Mr Bojang was seen as Mr Jammeh's chief propagandist, often appearing on state media to read out controversial government statements.
Foreign Minister Neneh Macdouall Gaye resigned last month, though her decision attracted little publicity.
Opposition leader Adama Barrow, who defeated Mr Jammeh in the poll, said he would inaugurate himself as president on 19 January.
The Supreme Court is due to hear today a petition by Mr Jammeh's party challenging the result.
However, it is unclear whether the case will go ahead as judges from Nigeria and Sierra Leone have not arrived in The Gambia.
The tiny West African state often appoints foreign judges because of a shortage of local judges.
Zimbabwe has been hit by an outbreak of army worms which has destroyed maize crops in a country suffering from a food shortage because of drought.
The state-owned Herald newspaper reports that the government has sent pesticides to the Midlands and Matabeleland provinces in an effort to curb the outbreak.
"If not controlled properly, there can be re-infestation and the fall army worms may go on to attack the cob.
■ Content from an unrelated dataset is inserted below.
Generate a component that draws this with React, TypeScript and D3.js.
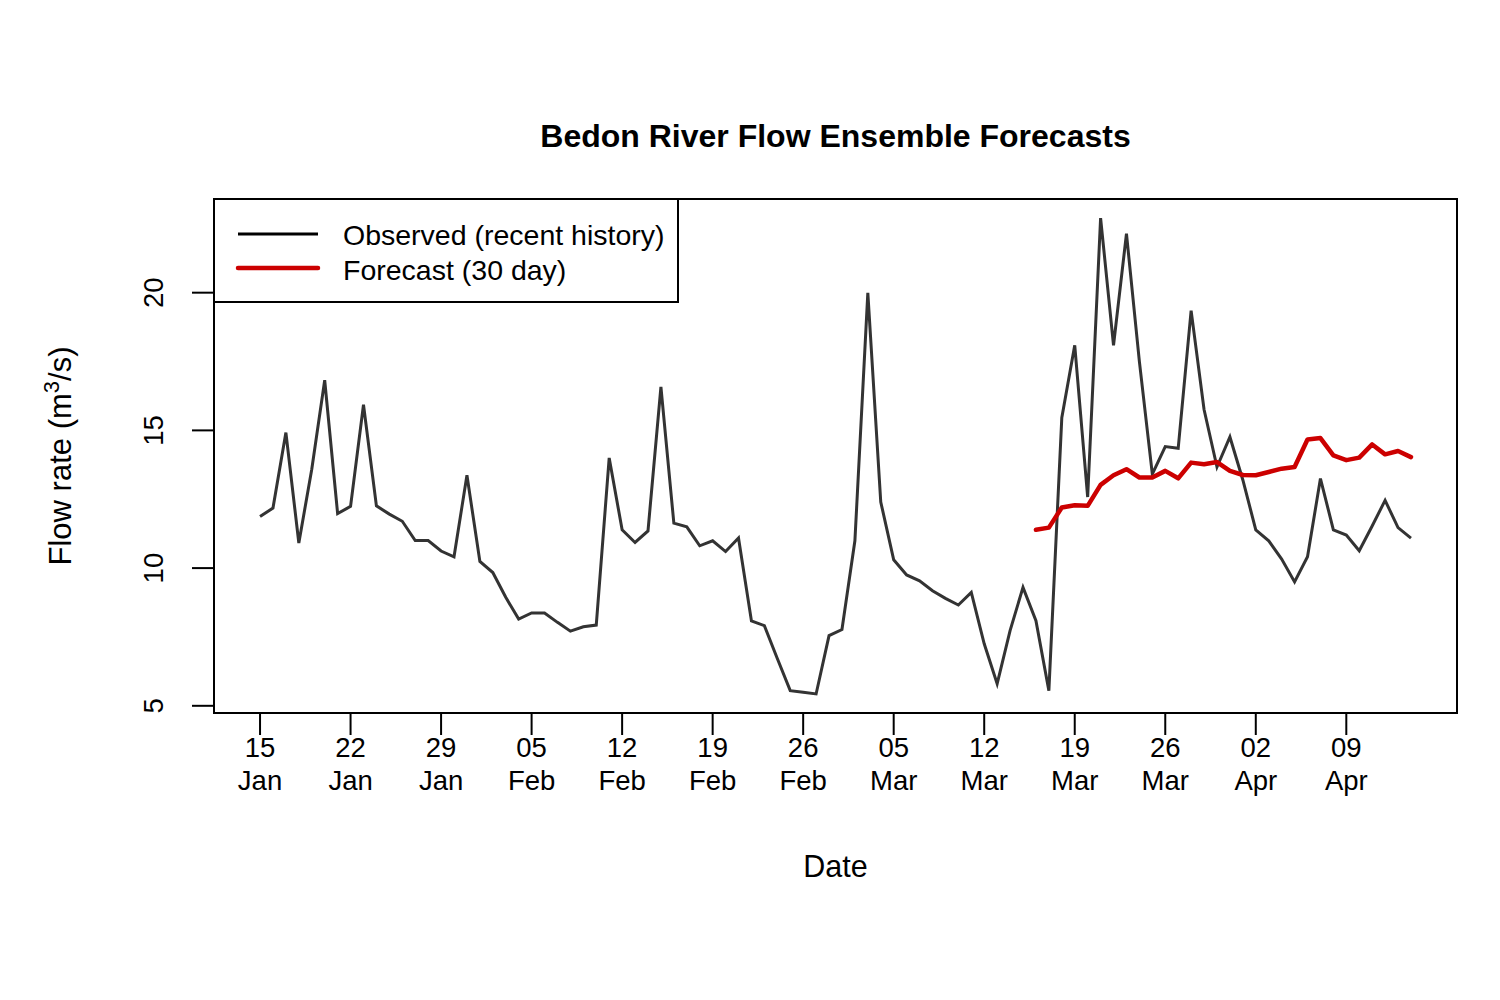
import React from 'react';
import * as d3 from 'd3';

// Observed daily flow, 15 Jan – 14 Apr
const observed = [
  11.87, 12.18, 14.92, 10.91, 13.59, 16.82, 11.98, 12.24, 15.93, 12.26,
  11.96, 11.70, 11.00, 11.00, 10.62, 10.41, 13.37,
  10.24, 9.84, 8.94, 8.15, 8.37, 8.37, 8.03, 7.71, 7.87, 7.93,
  14.00, 11.39, 10.93, 11.35, 16.58, 11.63, 11.50, 10.81, 10.99, 10.60,
  11.09, 8.08, 7.91, 6.72, 5.55, 5.49, 5.43, 7.55,
  7.77, 10.99, 19.99, 12.40, 10.30, 9.75, 9.54, 9.18, 8.90, 8.66,
  9.12, 7.25, 5.80, 7.73, 9.30, 8.09, 5.55, 15.46, 18.09, 12.58,
  22.71, 18.09, 22.14, 17.5, 13.41, 14.41, 14.35, 19.35, 15.76, 13.67, 14.76,
  13.2, 11.39, 10.99, 10.33, 9.50, 10.41, 13.25, 11.39, 11.20, 10.63,
  11.53, 12.46, 11.47, 11.09,
];

// 30 day forecast, 16 Mar – 14 Apr
const forecast = [
  11.39, 11.47, 12.20, 12.28, 12.26, 13.02, 13.37, 13.59, 13.29, 13.29,
  13.53, 13.26, 13.83, 13.77, 13.85, 13.53, 13.38, 13.37, 13.49, 13.61,
  13.67, 14.67, 14.72, 14.09, 13.92, 14.01, 14.49, 14.13, 14.25, 14.03,
];

const yTicks = [5, 10, 15, 20];
const legendLabels = ['Observed (recent history)', 'Forecast (30 day)'];

const startDate = new Date(Date.UTC(2019, 0, 15));
const forecastStart = new Date(Date.UTC(2019, 2, 16));

type Pt = { date: Date; value: number };

const obsData: Pt[] = observed.map((v, i) => ({ date: d3.utcDay.offset(startDate, i), value: v }));
const fcData: Pt[] = forecast.map((v, i) => ({ date: d3.utcDay.offset(forecastStart, i), value: v }));

const font = '"Liberation Sans", Arial, Helvetica, sans-serif';

export default function App() {
  const width = 1500;
  const height = 1000;
  const plot = { left: 214, right: 1457, top: 199, bottom: 713 };

  // R-style 4% padding on both axes
  const [x0, x1] = d3.extent(obsData, d => d.date) as [Date, Date];
  const span = x1.getTime() - x0.getTime();
  const xScale = d3.scaleUtc()
    .domain([new Date(x0.getTime() - span * 0.04), new Date(x1.getTime() + span * 0.04)])
    .range([plot.left, plot.right]);

  const allVals = [...observed, ...forecast];
  const yMin = d3.min(allVals) as number;
  const yMax = d3.max(allVals) as number;
  const yPad = (yMax - yMin) * 0.04;
  const yScale = d3.scaleLinear()
    .domain([yMin - yPad, yMax + yPad])
    .range([plot.bottom, plot.top]);

  const line = d3.line<Pt>()
    .x(d => xScale(d.date))
    .y(d => yScale(d.value));

  const xTicks = d3.utcDay.range(startDate, d3.utcDay.offset(x1, 1), 7);
  const fmtDay = d3.utcFormat('%d');
  const fmtMonth = d3.utcFormat('%b');

  const cx = (plot.left + plot.right) / 2;
  const cy = (plot.top + plot.bottom) / 2;

  return (
    <svg width={width} height={height} style={{ position: 'absolute', left: 0, top: 0, background: '#fff' }}
      fontFamily={font}>
      {/* Title */}
      <text x={cx} y={147} textAnchor="middle" fontSize={32} fontWeight="bold" fill="#000">
        Bedon River Flow Ensemble Forecasts
      </text>

      {/* Series */}
      <path d={line(obsData) ?? ''} fill="none" stroke="#333333" strokeWidth={3} strokeLinejoin="miter" />
      <path d={line(fcData) ?? ''} fill="none" stroke="#cc0000" strokeWidth={4.5} strokeLinejoin="round" strokeLinecap="round" />

      {/* Box */}
      <rect x={plot.left} y={plot.top} width={plot.right - plot.left} height={plot.bottom - plot.top}
        fill="none" stroke="#000" strokeWidth={2} />

      {/* Y axis */}
      {yTicks.map(t => (
        <g key={t}>
          <line x1={plot.left - 22} x2={plot.left} y1={yScale(t)} y2={yScale(t)} stroke="#000" strokeWidth={2} />
          <text transform={`translate(${163},${yScale(t)}) rotate(-90)`} textAnchor="middle" fontSize={27.5} fill="#000">
            {t}
          </text>
        </g>
      ))}
      <text transform={`translate(71,${cy}) rotate(-90)`} textAnchor="middle" fontSize={31} fill="#000">
        Flow rate (m<tspan dy={-12} fontSize={22}>3</tspan><tspan dy={12}>/s)</tspan>
      </text>

      {/* X axis */}
      {xTicks.map(t => (
        <g key={t.getTime()}>
          <line x1={xScale(t)} x2={xScale(t)} y1={plot.bottom} y2={plot.bottom + 22} stroke="#000" strokeWidth={2} />
          <text x={xScale(t)} y={757} textAnchor="middle" fontSize={27.5} fill="#000">{fmtDay(t)}</text>
          <text x={xScale(t)} y={790} textAnchor="middle" fontSize={27.5} fill="#000">{fmtMonth(t)}</text>
        </g>
      ))}
      <text x={cx} y={877} textAnchor="middle" fontSize={30.5} fill="#000">Date</text>

      {/* Legend */}
      <rect x={plot.left} y={plot.top} width={464} height={103} fill="#fff" stroke="#000" strokeWidth={2} />
      <line x1={238} x2={318} y1={234} y2={234} stroke="#000" strokeWidth={3} />
      <line x1={238} x2={318} y1={268} y2={268} stroke="#cc0000" strokeWidth={4.5} strokeLinecap="round" />
      <text x={343} y={245} fontSize={28.5} fill="#000">{legendLabels[0]}</text>
      <text x={343} y={280} fontSize={28.5} fill="#000">{legendLabels[1]}</text>
    </svg>
  );
}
The pest should be sprayed when it is young," entomologist Godfrey Chikwenhere is quoted as saying.
"Farmers should not irrigate immediately after spraying and also should not spray when they expect rains as the chemical will be washed away," he added.
Last month, Zambia used military planes to fly pesticides to farming areas hit by army worms.
The pests are called army worms because they eat most vegetation in their way and can destroy entire fields.
They were devouring crops in six of the southern African state's 10 provinces.
Maize is a staple diet in Zimbabwe and Zambia.
Welcome to BBC Africa Live where we will bring you the latest news and views from around the continent.